BZDEV: SciTools'98 abstract

From: Todd Veldhuizen (tveldhui@oonumerics.org)
Date: Thu Jun 11 1998 - 12:49:11 EST


Blitz++ will be presented at the SciTools'98 workshop this fall
(Modern Software Tools for Scientific Computing). Here's the abstract:

 Blitz++: The library that thinks it is a compiler

Scientific computing requires domain-specific abstractions,
such as arrays, matrices, and tensors. Building such
abstractions into a language (such as arrays in Fortran 90)
can result in fast code, but may also be limiting: such
abstractions are hard to extend or modify, and economics
restrict the number of features which may be included
in a commercial compiler.

An alternative is to use languages which allow library
developers to create their own abstractions. Many problem
domains which have been addressed in the past by custom
languages (interval arithmetic, sparse arrays, adaptive
mesh refinement) have now been successfully tackled by C++
libraries.

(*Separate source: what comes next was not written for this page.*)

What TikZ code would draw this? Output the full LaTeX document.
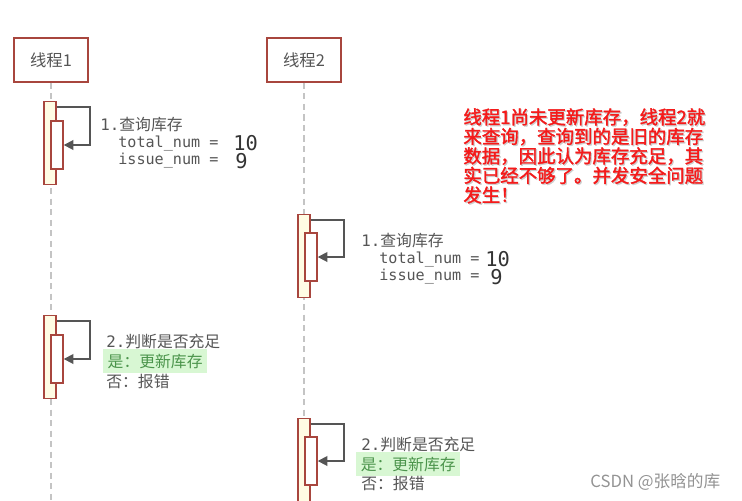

Unfortunately, compilers have difficulty
optimizing such libraries, because they lack semantic
knowledge of the abstractions: instead of seeing sparse
array operations, they see pointers and loops.

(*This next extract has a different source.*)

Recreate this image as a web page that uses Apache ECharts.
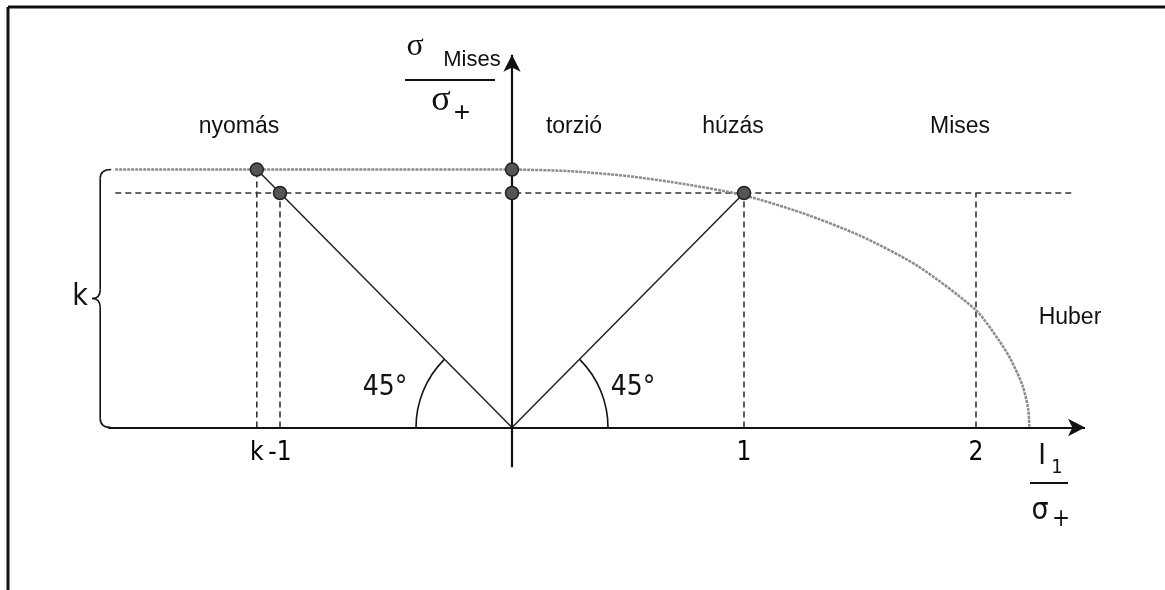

The solution may be to move high-level optimizations out
of compilers and into libraries. The Blitz++ library
demonstrates how this may be done in C++. The mechanisms
are somewhat crude, but the results are appealing:
Blitz++ arrays offer functionality and efficiency
competitive with Fortran 90, but without any language
extensions. The Blitz++ library is able to parse and
analyze array expressions at compile time, and performs
loop transformations which have until now been the
responsibility of optimizing compilers.